__Aim of the task__
Pick out all lines in the listing holding the string "matplotlib" and copy them.

__Supplied material__
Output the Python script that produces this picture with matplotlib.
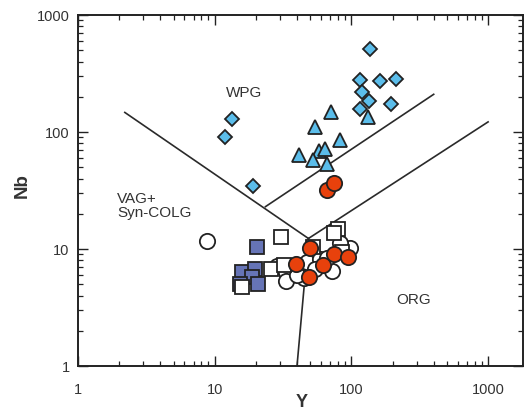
==
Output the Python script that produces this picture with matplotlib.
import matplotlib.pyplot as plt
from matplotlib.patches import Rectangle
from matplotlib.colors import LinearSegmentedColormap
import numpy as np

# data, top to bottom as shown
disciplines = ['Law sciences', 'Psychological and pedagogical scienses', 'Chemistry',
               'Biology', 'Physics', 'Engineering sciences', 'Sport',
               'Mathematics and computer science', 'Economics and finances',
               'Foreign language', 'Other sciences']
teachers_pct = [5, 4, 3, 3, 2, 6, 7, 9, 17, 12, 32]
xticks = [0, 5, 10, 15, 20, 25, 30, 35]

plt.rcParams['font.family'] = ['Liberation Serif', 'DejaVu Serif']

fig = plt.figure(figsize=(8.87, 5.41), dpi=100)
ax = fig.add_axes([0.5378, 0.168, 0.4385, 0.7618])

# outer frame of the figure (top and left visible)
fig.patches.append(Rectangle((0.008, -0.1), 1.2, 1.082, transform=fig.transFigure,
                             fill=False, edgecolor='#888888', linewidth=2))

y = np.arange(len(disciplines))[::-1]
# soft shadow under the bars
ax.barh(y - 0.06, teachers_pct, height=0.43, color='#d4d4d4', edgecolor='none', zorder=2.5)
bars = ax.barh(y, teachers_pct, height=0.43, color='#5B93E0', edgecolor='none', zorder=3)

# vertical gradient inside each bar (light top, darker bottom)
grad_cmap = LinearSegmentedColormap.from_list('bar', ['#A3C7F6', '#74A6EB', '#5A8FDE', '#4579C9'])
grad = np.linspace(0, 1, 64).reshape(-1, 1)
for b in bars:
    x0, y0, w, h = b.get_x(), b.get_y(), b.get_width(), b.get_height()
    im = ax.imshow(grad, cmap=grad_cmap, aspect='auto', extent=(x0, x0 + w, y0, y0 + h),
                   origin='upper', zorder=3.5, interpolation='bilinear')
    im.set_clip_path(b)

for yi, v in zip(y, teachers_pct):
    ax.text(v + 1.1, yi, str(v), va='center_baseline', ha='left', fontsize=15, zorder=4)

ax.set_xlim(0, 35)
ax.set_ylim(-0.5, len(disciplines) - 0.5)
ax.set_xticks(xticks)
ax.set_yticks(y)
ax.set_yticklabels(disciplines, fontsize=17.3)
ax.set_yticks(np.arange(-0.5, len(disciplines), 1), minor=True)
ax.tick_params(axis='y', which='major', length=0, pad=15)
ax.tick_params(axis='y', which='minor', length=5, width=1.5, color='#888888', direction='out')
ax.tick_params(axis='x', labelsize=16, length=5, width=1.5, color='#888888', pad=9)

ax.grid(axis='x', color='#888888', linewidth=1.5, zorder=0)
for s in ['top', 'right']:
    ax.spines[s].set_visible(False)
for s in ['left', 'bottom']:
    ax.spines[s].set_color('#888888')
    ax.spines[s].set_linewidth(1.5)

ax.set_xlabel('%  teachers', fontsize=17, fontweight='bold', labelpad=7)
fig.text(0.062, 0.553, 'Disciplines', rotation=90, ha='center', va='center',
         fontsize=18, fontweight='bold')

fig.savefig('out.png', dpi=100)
* * *
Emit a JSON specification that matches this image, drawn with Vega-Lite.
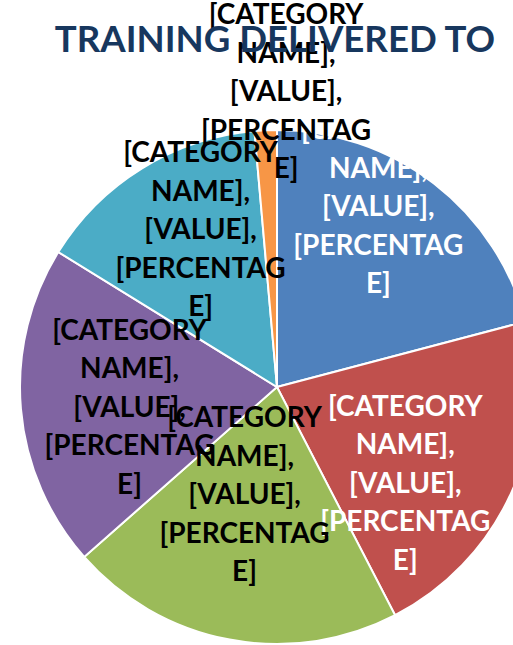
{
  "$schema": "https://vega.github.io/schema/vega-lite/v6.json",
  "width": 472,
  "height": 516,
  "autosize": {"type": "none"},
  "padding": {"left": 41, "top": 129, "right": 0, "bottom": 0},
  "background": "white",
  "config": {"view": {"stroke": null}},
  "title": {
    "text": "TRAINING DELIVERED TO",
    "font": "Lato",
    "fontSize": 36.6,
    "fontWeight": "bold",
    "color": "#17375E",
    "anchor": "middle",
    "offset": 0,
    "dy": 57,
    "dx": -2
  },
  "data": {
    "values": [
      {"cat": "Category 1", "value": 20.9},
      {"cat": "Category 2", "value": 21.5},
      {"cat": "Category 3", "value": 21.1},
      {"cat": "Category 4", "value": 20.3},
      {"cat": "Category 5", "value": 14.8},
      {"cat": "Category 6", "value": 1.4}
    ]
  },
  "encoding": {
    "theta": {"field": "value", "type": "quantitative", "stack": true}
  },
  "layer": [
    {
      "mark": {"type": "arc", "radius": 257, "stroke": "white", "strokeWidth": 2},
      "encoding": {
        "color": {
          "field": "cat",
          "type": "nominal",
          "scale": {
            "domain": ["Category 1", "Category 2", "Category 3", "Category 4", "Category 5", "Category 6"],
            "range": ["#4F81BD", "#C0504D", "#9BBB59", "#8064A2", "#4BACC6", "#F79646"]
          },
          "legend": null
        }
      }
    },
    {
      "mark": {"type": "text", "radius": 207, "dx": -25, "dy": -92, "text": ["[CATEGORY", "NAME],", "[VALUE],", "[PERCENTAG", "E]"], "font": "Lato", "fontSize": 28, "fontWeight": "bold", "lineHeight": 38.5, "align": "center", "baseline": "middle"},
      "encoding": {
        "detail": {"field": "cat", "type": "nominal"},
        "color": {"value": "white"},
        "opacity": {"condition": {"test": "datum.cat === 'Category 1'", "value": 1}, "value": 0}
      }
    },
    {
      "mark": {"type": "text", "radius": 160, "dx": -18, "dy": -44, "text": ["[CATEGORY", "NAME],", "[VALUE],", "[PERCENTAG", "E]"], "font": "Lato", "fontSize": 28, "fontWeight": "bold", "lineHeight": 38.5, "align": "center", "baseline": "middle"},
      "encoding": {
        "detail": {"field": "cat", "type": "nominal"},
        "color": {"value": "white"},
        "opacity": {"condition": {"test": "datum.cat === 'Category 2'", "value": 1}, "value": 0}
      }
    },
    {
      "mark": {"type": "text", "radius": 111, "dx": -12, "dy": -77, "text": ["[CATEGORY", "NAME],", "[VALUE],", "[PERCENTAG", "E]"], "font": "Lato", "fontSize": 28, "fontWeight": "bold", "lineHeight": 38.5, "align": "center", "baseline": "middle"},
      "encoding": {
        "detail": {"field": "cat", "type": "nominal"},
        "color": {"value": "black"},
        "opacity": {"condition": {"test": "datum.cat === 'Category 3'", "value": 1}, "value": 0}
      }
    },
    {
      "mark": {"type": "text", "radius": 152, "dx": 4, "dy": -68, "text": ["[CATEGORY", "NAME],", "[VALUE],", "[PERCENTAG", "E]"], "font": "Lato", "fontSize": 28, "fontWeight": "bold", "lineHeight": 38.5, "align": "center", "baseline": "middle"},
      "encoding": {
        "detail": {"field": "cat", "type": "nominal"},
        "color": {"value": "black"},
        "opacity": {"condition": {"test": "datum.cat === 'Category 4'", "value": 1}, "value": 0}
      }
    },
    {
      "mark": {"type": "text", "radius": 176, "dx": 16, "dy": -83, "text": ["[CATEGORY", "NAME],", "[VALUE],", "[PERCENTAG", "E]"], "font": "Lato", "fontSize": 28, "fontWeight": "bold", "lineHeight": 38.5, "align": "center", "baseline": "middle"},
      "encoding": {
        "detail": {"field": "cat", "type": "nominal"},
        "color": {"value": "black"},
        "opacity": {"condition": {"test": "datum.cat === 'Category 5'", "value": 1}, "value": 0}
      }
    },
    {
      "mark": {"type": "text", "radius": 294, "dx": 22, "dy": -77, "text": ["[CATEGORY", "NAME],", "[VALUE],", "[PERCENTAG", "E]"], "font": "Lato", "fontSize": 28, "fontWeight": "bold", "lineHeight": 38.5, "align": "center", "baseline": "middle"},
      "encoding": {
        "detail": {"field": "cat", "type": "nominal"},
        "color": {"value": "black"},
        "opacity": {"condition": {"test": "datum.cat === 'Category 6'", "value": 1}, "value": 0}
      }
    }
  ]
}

__Exercise solution__
Output the Python script that produces this picture with matplotlib.
Output the Python script that produces this picture with matplotlib.
import matplotlib.pyplot as plt
from matplotlib.patches import Rectangle
from matplotlib.colors import LinearSegmentedColormap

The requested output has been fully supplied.